Stated task.
Take the lines from the beginning of the material through the line containing "width=64pt,minimum height=64pt] (s\i\j)" and retype them exactly, leaving the pictures out.

Data block.
---
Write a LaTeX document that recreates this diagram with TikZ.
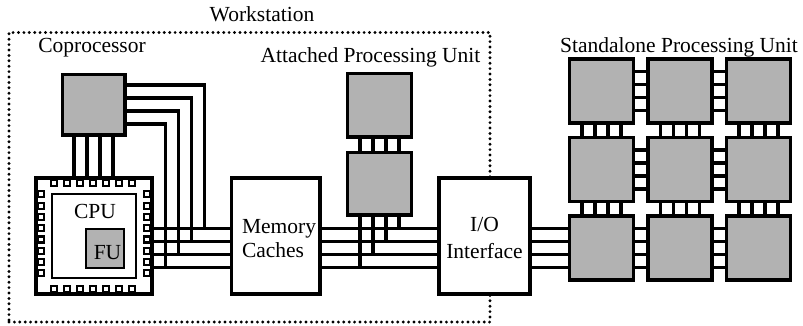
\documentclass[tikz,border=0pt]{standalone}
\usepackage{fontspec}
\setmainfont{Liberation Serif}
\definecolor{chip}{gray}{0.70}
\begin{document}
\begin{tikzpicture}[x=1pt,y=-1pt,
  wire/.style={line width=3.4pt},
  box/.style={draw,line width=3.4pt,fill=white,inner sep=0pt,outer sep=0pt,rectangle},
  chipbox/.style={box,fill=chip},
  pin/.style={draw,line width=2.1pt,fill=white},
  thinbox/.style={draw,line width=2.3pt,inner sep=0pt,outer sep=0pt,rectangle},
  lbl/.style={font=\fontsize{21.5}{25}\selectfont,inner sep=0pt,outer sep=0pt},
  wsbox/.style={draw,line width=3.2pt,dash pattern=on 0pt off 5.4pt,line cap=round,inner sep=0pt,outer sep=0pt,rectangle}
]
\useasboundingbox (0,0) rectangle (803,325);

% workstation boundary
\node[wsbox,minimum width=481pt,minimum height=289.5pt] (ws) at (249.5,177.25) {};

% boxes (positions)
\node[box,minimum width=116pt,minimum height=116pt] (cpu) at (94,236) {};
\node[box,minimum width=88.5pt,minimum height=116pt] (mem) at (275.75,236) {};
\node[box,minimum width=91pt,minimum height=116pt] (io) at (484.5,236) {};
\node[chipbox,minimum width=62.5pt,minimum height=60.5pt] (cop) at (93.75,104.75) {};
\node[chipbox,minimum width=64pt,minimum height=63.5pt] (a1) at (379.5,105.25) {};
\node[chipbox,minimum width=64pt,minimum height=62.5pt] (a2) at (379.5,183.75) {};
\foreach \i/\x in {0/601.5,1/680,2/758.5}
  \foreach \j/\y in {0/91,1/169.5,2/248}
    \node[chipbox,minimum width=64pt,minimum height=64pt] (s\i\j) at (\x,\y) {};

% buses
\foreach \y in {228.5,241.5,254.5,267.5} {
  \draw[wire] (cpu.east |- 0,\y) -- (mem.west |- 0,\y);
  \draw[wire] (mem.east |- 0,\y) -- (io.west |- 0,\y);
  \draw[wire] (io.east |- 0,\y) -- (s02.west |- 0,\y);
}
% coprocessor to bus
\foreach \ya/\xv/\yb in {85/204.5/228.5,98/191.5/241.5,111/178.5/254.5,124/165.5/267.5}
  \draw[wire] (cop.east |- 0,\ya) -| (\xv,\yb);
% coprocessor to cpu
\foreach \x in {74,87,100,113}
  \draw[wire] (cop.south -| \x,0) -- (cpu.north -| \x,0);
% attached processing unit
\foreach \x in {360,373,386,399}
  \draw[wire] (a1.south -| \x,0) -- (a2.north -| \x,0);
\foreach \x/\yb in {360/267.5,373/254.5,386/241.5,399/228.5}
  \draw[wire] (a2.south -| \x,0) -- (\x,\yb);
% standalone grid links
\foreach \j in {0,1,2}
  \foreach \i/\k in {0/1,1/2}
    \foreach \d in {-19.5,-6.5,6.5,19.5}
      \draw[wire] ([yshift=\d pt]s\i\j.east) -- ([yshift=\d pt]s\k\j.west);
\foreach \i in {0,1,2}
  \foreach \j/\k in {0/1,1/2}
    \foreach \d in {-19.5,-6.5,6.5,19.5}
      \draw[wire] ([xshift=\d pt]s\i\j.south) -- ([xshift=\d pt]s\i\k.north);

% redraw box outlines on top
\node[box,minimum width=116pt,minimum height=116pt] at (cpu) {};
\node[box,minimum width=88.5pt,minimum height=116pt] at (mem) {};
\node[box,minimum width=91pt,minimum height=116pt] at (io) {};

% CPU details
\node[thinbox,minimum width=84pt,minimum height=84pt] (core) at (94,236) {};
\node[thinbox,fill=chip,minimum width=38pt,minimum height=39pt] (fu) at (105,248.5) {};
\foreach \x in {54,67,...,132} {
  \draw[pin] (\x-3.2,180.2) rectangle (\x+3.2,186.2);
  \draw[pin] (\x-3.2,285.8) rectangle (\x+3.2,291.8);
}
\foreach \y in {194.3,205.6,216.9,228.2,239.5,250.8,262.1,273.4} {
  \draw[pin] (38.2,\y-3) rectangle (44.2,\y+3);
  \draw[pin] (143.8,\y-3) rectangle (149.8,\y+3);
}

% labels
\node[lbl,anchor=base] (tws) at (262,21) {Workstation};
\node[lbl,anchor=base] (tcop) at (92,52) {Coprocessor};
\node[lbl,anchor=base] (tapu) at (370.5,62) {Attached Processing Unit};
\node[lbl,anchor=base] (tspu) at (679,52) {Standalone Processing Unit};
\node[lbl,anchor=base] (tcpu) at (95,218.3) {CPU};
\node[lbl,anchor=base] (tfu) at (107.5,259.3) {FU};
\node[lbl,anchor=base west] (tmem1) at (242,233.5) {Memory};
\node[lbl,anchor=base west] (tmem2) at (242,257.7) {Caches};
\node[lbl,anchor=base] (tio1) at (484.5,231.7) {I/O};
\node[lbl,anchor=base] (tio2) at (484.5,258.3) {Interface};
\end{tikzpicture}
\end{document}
---
Response below.
Write a LaTeX document that recreates this diagram with TikZ.
\documentclass[tikz,border=0pt]{standalone}
\usepackage{fontspec}
\setmainfont{Liberation Serif}
\definecolor{chip}{gray}{0.70}
\begin{document}
\begin{tikzpicture}[x=1pt,y=-1pt,
  wire/.style={line width=3.4pt},
  box/.style={draw,line width=3.4pt,fill=white,inner sep=0pt,outer sep=0pt,rectangle},
  chipbox/.style={box,fill=chip},
  pin/.style={draw,line width=2.1pt,fill=white},
  thinbox/.style={draw,line width=2.3pt,inner sep=0pt,outer sep=0pt,rectangle},
  lbl/.style={font=\fontsize{21.5}{25}\selectfont,inner sep=0pt,outer sep=0pt},
  wsbox/.style={draw,line width=3.2pt,dash pattern=on 0pt off 5.4pt,line cap=round,inner sep=0pt,outer sep=0pt,rectangle}
]
\useasboundingbox (0,0) rectangle (803,325);

% workstation boundary
\node[wsbox,minimum width=481pt,minimum height=289.5pt] (ws) at (249.5,177.25) {};

% boxes (positions)
\node[box,minimum width=116pt,minimum height=116pt] (cpu) at (94,236) {};
\node[box,minimum width=88.5pt,minimum height=116pt] (mem) at (275.75,236) {};
\node[box,minimum width=91pt,minimum height=116pt] (io) at (484.5,236) {};
\node[chipbox,minimum width=62.5pt,minimum height=60.5pt] (cop) at (93.75,104.75) {};
\node[chipbox,minimum width=64pt,minimum height=63.5pt] (a1) at (379.5,105.25) {};
\node[chipbox,minimum width=64pt,minimum height=62.5pt] (a2) at (379.5,183.75) {};
\foreach \i/\x in {0/601.5,1/680,2/758.5}
  \foreach \j/\y in {0/91,1/169.5,2/248}
    \node[chipbox,minimum width=64pt,minimum height=64pt] (s\i\j) at (\x,\y) {};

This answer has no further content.